- [The request]:
Copy each line of the material below that includes the string "diagram".

- [Records for the exercise]:

┏━━

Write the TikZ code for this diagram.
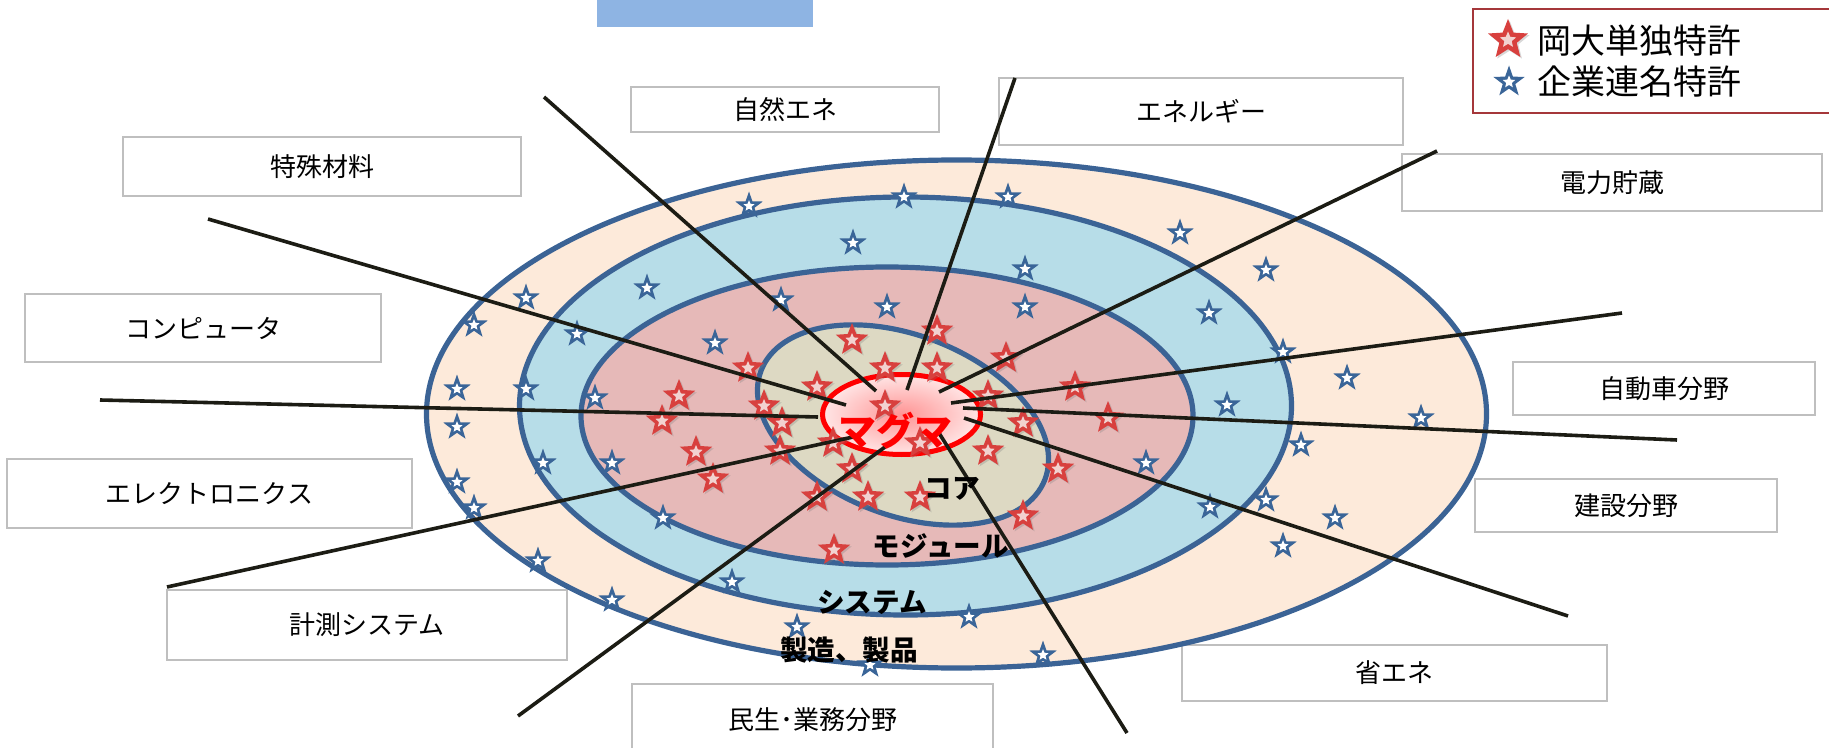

┗━━
┏━━

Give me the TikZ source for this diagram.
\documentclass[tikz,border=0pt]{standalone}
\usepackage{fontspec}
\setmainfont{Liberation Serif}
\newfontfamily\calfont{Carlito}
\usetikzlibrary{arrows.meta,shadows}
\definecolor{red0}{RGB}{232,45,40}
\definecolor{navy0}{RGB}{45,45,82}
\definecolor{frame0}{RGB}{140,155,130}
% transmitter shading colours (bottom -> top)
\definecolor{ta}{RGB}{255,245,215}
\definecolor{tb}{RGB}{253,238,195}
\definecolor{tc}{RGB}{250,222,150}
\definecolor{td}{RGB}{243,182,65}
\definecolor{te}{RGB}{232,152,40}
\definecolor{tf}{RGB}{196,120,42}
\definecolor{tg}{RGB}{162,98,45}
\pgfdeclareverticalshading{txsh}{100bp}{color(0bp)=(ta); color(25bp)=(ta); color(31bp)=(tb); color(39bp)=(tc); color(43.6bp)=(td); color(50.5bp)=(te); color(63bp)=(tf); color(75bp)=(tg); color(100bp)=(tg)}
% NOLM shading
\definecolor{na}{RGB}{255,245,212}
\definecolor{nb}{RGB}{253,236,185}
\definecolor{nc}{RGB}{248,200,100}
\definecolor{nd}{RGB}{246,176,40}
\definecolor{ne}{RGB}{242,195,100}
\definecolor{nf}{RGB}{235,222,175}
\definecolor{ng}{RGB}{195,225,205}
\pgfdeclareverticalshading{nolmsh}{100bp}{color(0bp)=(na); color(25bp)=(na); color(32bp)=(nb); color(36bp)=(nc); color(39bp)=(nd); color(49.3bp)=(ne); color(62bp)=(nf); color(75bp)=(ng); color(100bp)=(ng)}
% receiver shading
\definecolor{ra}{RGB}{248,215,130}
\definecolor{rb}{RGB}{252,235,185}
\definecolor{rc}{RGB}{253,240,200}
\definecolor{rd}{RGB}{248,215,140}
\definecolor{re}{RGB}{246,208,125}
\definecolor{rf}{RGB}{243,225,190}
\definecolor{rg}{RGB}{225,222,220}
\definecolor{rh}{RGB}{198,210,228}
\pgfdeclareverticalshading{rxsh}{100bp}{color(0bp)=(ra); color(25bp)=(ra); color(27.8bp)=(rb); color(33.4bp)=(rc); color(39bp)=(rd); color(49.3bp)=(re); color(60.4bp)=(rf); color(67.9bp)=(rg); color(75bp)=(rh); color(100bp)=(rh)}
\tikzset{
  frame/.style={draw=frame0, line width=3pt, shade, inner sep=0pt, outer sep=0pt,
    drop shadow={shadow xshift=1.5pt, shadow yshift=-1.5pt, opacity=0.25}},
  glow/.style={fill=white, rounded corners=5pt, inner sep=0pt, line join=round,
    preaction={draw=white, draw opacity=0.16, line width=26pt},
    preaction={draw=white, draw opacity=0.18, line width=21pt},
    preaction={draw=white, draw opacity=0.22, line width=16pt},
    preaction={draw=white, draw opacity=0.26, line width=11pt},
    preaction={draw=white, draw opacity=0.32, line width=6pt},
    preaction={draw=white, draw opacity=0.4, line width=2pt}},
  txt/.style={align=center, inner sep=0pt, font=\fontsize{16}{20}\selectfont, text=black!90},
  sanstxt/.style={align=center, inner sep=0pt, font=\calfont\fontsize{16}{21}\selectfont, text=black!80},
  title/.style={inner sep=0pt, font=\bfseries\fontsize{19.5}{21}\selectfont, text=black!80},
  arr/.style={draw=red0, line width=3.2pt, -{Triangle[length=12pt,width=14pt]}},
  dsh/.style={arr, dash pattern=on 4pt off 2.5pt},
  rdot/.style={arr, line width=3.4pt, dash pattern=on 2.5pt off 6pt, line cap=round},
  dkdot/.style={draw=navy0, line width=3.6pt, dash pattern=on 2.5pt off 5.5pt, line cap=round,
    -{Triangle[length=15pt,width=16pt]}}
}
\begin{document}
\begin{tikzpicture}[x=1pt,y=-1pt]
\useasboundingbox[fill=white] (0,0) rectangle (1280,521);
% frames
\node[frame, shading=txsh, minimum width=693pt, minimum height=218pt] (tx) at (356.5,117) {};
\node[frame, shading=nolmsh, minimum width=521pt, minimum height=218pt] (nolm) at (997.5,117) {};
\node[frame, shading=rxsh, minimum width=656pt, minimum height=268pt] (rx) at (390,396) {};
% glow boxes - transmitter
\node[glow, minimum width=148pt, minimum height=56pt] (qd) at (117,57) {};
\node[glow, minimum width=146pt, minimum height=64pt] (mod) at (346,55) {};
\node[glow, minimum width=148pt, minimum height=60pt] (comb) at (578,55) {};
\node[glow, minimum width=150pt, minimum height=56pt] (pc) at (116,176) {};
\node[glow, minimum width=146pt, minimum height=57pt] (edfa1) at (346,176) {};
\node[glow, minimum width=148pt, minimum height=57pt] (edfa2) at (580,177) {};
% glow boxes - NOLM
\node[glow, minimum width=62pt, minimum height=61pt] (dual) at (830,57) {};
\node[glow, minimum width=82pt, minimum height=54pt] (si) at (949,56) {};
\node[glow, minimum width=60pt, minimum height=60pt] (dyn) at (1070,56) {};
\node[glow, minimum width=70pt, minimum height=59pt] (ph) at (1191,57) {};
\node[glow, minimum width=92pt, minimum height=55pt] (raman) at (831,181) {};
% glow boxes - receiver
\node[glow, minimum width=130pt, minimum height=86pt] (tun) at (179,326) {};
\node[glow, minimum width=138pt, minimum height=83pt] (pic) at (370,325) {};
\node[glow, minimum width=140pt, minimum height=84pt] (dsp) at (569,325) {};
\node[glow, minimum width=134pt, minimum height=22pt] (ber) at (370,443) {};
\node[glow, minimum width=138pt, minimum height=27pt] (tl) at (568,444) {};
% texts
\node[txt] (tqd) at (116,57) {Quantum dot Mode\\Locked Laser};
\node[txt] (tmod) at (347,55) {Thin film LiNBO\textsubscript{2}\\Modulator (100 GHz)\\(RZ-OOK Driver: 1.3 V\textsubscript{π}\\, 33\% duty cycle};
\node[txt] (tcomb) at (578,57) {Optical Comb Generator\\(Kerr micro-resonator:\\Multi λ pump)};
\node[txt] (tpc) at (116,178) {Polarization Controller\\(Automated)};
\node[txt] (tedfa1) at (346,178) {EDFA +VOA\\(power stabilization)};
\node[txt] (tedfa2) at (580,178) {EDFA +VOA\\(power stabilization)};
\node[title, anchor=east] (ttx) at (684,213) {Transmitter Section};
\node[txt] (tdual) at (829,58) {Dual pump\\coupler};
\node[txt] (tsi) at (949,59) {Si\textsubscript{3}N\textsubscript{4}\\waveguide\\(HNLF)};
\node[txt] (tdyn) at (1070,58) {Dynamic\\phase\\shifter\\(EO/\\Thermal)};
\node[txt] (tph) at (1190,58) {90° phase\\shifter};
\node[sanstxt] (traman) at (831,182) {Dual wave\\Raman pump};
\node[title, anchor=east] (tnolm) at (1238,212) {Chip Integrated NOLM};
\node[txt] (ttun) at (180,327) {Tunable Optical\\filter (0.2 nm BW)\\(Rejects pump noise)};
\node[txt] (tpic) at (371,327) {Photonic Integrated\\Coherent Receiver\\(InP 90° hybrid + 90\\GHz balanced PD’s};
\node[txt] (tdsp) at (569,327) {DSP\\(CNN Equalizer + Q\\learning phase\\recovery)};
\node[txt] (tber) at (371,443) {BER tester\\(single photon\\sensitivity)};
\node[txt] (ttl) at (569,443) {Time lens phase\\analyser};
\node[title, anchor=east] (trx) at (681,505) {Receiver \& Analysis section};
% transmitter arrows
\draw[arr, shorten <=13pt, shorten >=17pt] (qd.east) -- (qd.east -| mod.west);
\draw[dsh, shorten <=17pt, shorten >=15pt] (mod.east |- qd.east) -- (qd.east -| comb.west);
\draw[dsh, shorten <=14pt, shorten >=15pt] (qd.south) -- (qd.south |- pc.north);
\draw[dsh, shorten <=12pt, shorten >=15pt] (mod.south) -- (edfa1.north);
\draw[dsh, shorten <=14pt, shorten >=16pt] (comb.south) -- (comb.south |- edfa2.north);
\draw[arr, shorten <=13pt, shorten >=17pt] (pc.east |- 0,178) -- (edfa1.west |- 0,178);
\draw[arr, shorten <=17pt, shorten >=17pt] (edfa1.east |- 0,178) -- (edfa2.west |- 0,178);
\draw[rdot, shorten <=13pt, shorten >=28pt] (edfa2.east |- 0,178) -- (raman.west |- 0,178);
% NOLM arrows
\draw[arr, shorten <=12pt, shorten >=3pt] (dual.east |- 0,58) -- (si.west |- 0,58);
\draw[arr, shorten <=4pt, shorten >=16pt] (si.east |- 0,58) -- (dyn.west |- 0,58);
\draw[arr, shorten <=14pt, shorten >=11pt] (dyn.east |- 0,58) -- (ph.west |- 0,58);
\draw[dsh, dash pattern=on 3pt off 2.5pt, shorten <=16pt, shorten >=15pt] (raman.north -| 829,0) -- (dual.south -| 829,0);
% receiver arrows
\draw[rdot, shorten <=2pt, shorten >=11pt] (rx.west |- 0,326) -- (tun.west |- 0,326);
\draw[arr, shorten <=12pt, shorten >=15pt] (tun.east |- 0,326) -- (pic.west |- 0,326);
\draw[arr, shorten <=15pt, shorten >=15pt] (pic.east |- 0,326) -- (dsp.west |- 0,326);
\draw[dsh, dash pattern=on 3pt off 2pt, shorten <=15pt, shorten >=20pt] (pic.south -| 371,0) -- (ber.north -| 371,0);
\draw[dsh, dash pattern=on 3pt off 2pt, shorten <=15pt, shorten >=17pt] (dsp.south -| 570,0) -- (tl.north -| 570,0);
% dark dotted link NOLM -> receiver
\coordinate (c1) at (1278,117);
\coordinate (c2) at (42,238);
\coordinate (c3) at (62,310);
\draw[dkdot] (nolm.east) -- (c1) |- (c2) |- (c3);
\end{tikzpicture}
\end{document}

┗━━

- [The result]:
Write the TikZ code for this diagram.
Give me the TikZ source for this diagram.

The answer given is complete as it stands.